Faces Places

September 6, 2019

What happens when close-up pictures of human faces are enlarged and displayed in public spaces? Faces Places is a film that invites viewers along on a road trip to see the answer to this question. Agnes Varda, a well-known French filmmaker, who at 89 is still making films, teams up with a prolific and anonymous (but internationally known) 33-year-old street artist/muralist, called JR, and travels the French countryside in search of opportunities to, in Varda’s words, “imagine things and ask people if we can express our imaginations on their turf.” They travel in JR’s van that also houses a large format camera booth. At various stops, they invite people to have a close-up picture taken, and within 5 min the large-format polaroid-like apparatus spits out a huge (approximately 3 foot × 4.5 foot) black and white photograph. They then enlist the photographers to help paste their photos up in a public space.
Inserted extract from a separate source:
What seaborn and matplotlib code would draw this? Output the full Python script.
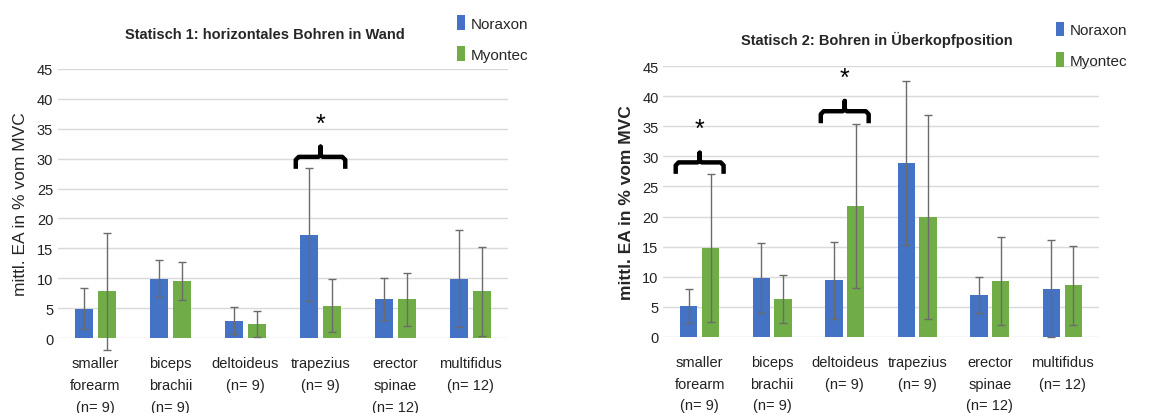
import matplotlib
matplotlib.use("Agg")
import matplotlib.pyplot as plt
import numpy as np
import pandas as pd
import seaborn as sns

categories = ["smaller\nforearm\n(n= 9)", "biceps\nbrachii\n(n= 9)", "deltoideus\n(n= 9)",
              "trapezius\n(n= 9)", "erector\nspinae\n(n= 12)", "multifidus\n(n= 12)"]
devices = ["Noraxon", "Myontec"]

s1_noraxon = [4.9, 9.9, 2.9, 17.3, 6.5, 9.9]
s1_noraxon_sd = [3.4, 3.1, 2.3, 11.1, 3.5, 8.1]
s1_myontec = [7.8, 9.5, 2.3, 5.4, 6.5, 7.8]
s1_myontec_sd = [9.8, 3.2, 2.2, 4.4, 4.4, 7.4]

s2_noraxon = [5.2, 9.8, 9.4, 28.9, 7.0, 8.0]
s2_noraxon_sd = [2.8, 5.85, 6.35, 13.65, 2.95, 8.05]
s2_myontec = [14.8, 6.3, 21.8, 19.9, 9.3, 8.6]
s2_myontec_sd = [12.3, 4.05, 13.65, 16.95, 7.25, 6.55]

# significance markers: (category index, bracket bottom, bracket top, nub top, star y)
s1_signif = [(3, 28.3, 30.3, 32.0, 35.8)]
s2_signif = [(0, 27.1, 29.0, 30.6, 34.5), (2, 35.5, 37.5, 39.2, 43.0)]

sns.set_style("white")
plt.rcParams["font.family"] = ["Liberation Sans", "DejaVu Sans"]

BLUE, GREEN = "#4472C4", "#70AD47"


def make_frame(nor, myo):
    return pd.DataFrame({
        "muscle": categories * 2,
        "device": [devices[0]] * len(categories) + [devices[1]] * len(categories),
        "value": list(nor) + list(myo),
    })


def draw_brace(ax, xc, yb, yt, yn, ystar, half=0.33):
    x0, x1 = xc - half, xc + half
    r = 0.04
    xs = [x0, x0, x0 + r, xc - 0.03, xc, xc, xc, xc + 0.03, x1 - r, x1, x1]
    ys = [yb, yt - 0.5, yt, yt, yt + 0.3, yn, yt + 0.3, yt, yt, yt - 0.5, yb]
    ax.plot(xs, ys, color="black", lw=3.2, solid_capstyle="butt",
            solid_joinstyle="round", clip_on=False)
    ax.text(xc, ystar, "*", ha="center", va="center", fontsize=18, color="black")


def panel(ax, nor, nor_sd, myo, myo_sd, signif, ylabel_bold):
    df = make_frame(nor, myo)
    sns.barplot(data=df, x="muscle", y="value", hue="device", order=categories,
                hue_order=devices, palette=[BLUE, GREEN], width=0.6, gap=0.2,
                errorbar=None, ax=ax, linewidth=0, saturation=1)
    for cont, sd in zip(ax.containers, [nor_sd, myo_sd]):
        xs = [b.get_x() + b.get_width() / 2 for b in cont]
        hs = [b.get_height() for b in cont]
        ax.errorbar(xs, hs, yerr=sd, fmt="none", ecolor="#6b6b6b", elinewidth=1.0,
                    capsize=3, capthick=1.0, clip_on=False, zorder=3)
    ax.set_ylim(0, 45)
    ax.set_yticks(np.arange(0, 46, 5))
    ax.set_xlim(-0.5, len(categories) - 0.5)
    ax.grid(axis="y", color="#d9d9d9", lw=1.0)
    ax.set_axisbelow(True)
    for s in ax.spines.values():
        s.set_visible(False)
    ax.tick_params(axis="both", length=0, labelsize=10.5, colors="#222222")
    ax.tick_params(axis="x", pad=13)
    ax.set_xlabel("")
    ax.set_ylabel("mittl. EA in % vom MVC", fontsize=12.5,
                  fontweight="bold" if ylabel_bold else "normal", labelpad=6)
    for lbl in ax.get_xticklabels():
        lbl.set_linespacing(1.7)
    for idx, yb, yt, yn, ys in signif:
        draw_brace(ax, idx, yb, yt, yn, ys)


fig = plt.figure(figsize=(11.7, 4.14), dpi=100)
ax1 = fig.add_axes([0.0496, 0.181, 0.3846, 0.650])
ax2 = fig.add_axes([0.567, 0.1836, 0.372, 0.6544])

panel(ax1, s1_noraxon, s1_noraxon_sd, s1_myontec, s1_myontec_sd, s1_signif, False)
panel(ax2, s2_noraxon, s2_noraxon_sd, s2_myontec, s2_myontec_sd, s2_signif, True)

ax1.set_title("Statisch 1: horizontales Bohren in Wand", fontsize=10.5,
              fontweight="bold", x=0.46, pad=22)
ax2.set_title("Statisch 2: Bohren in Überkopfposition", fontsize=10.5,
              fontweight="bold", x=0.49, pad=16)

for ax, anchor in [(ax1, (0.385, 0.975)), (ax2, (0.897, 0.96))]:
    sns.move_legend(ax, "upper left", bbox_to_anchor=anchor,
                    bbox_transform=fig.transFigure, title=None, frameon=False,
                    handlelength=0.55, handleheight=1.1, handletextpad=0.35,
                    labelspacing=1.0, fontsize=11, borderaxespad=0)

fig.savefig("out.png", dpi=100)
At the beginning of the film, Agnes and JR have just met, but they soon decide, based on their respective bodies of work, to do this image-gathering road trip together. Where they decide to go, and who they meet and photograph, is often determined by chance. “Chance has always been my best assistant,” Agnes says. One of their first stops, for example, is triggered by a collection of old postcards of miners that Agnes had saved. They travel toward a mining area in France and eventually discover an old mining town where they learn that a row of old miner’s houses is slated for demolition. JR and his assistants put together a series of old photographs of miners, enlarge them to over 20 feet high and paste them onto the two-story buildings. The result is stunning and evokes strong emotional memories from some of the village’s older residents, including an older woman who is refusing to move out of one of the houses slated for demolition. Agnes and JR are so impressed with her that, to pay her homage, they take her picture and enlarge it to cover the building she is refusing to move out of. When she sees her face covering the entire building, she is overwhelmed with emotion. This engagement with the persons whose photos are displayed is part of what that makes this film work. As a viewer, one quickly becomes a participant in the emotional responses to the large-format closeups of people in public places.